About 30 years ago Professor Dag S. Thelle of the University of Gothenburg made a discovery that haunts many heart-healthy coffee lovers: drinking too much is associated with higher levels of total cholesterol and LDL cholesterol (the bad kind). Poor cholesterol levels are bad for the heart and can lead to coronary heart disease and heart attacks. Thelle wanted to continue researching the relationship between coffee drinking and heart attacks, but he ran into a minor moral roadblock.

“We wondered whether this effect on cholesterol would result in more heart attacks and death from heart disease.
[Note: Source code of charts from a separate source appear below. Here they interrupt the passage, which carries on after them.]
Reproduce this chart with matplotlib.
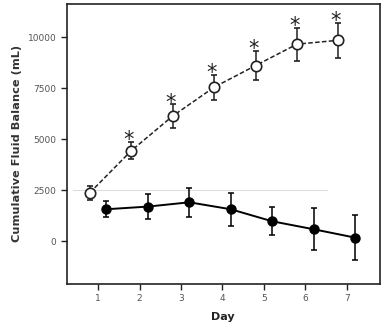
import matplotlib
matplotlib.use("Agg")
import matplotlib.pyplot as plt
import numpy as np

days = [1, 2, 3, 4, 5, 6, 7]
open_mean = [2380, 4440, 6140, 7550, 8610, 9660, 9850]
open_err = [350, 430, 570, 610, 720, 810, 850]
filled_mean = [1570, 1700, 1910, 1570, 980, 590, 180]
filled_err = [380, 610, 725, 800, 680, 1020, 1120]
significant = [False, True, True, True, True, True, True]
yticks = [0, 2500, 5000, 7500, 10000]

fig = plt.figure(figsize=(3.81, 3.29), dpi=100)
ax = fig.add_axes([0.175, 0.137, 0.822, 0.851])

x = np.array(days, dtype=float)
xo = x - 0.2
xf = x + 0.2

ax.axhline(2500, xmin=0.02, xmax=0.83, color="#dddddd", lw=0.8, zorder=0)

ax.errorbar(xo, open_mean, yerr=open_err, fmt="o", ls="--", color="#222222",
            mfc="white", mec="#222222", ms=7.5, mew=1.2, lw=1.1, capsize=2.5,
            elinewidth=1.1, capthick=1.1, dashes=(3, 1.5), zorder=3)
ax.errorbar(xf, filled_mean, yerr=filled_err, fmt="o", ls="-", color="black",
            ms=6.5, lw=1.4, capsize=2.5, elinewidth=1.1, capthick=1.1, zorder=3)

for xi, m, e, s in zip(xo, open_mean, open_err, significant):
    if s:
        ax.text(xi - 0.06, m + e - 220, "*", ha="center", va="baseline",
                fontsize=15, color="#222222", clip_on=False)

ax.set_xlim(0.24, 7.8)
ax.set_ylim(-2090, 11630)
ax.set_xticks(days)
ax.set_yticks(yticks)
ax.tick_params(axis="both", direction="out", length=4, width=1.0,
               labelsize=6.5, labelcolor="#555555", color="#222222")
for sp in ax.spines.values():
    sp.set_linewidth(1.2)
    sp.set_color("#222222")

ax.set_xlabel("Day", fontsize=8, fontweight="bold", color="#222222", labelpad=6)
ax.set_ylabel("Cumulative Fluid Balance (mL)", fontsize=8.2, fontweight="bold",
              color="#333333", labelpad=4)

fig.savefig("out.png", dpi=100)
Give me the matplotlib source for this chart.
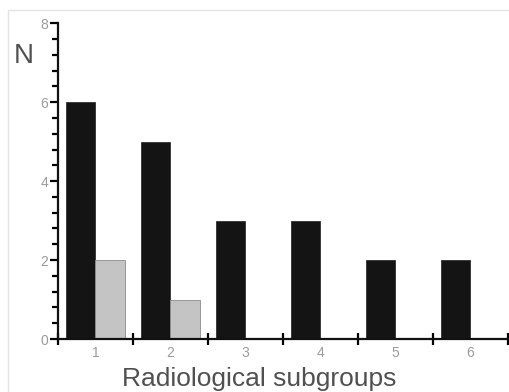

But it was unethical to do a trial randomising people to drink coffee or not,” Thelle says in a statement. “So we set up a large population study and several decades later we are reporting the results.”

To make their study as inclusive as possible, researchers recruited a representative sample of the Norwegian population between 1985-2003. In total, they studied 508,747 healthy men and women aged 20-79. Researchers had participants complete questionnaires about how much coffee they drink and the way they brew their usual cup. Participants also provided information about their lifestyle habits, education, height, weight, blood pressure, cholesterol, etc. — things that might influence their coffee consumption and heart health.

Researchers tracked participants for an average of 20 years. Over the course of the study, 46,431 participants died. Of those deaths, 12,621 were due to cardiovascular disease. Nearly half of the cardiovascular disease deaths were the result of a heart attack.

The results of this long-term study show that drinking filtered coffee is safer than drinking none at all. Filtered coffee was associated with a 15% lower risk of death from any cause, when compared to drinking no coffee. Further analysis of cardiovascular disease deaths shows that going filtered is linked to a 12% lower risk in men and 20% lower risk in women.


“The finding that those drinking the filtered beverage did a little better than those not drinking coffee at all could not be explained by any other variable such as age, gender, or lifestyle habits,” says Thelle. “So we think this observation is true.”

Drinking unfiltered coffee does not raise the risk of death when compared with drinking no coffee, but it is worse than going filtered, researchers say. Filtered coffee overall bring less risk of death from any cause, and particularly lower risk of dying from cardiovascular disease and heart attack. This is partially because of the filtering process, which removes most of the harmful substances in coffee that cause cholesterol levels to rise.

Overall, those that drink up to four cups of coffee a day were found to have the lowest mortality.

Professor Thelle emphasizes that these are observational data, but that if public health authorities asked for his advice, he’d tell them: “For people who know they have high cholesterol levels and want to do something about it, stay away from unfiltered brew, including coffee made with a cafetière. For everyone else, drink your coffee with a clear conscience and go for filtered.”

The study is published in the European Journal of Preventive Cardiology.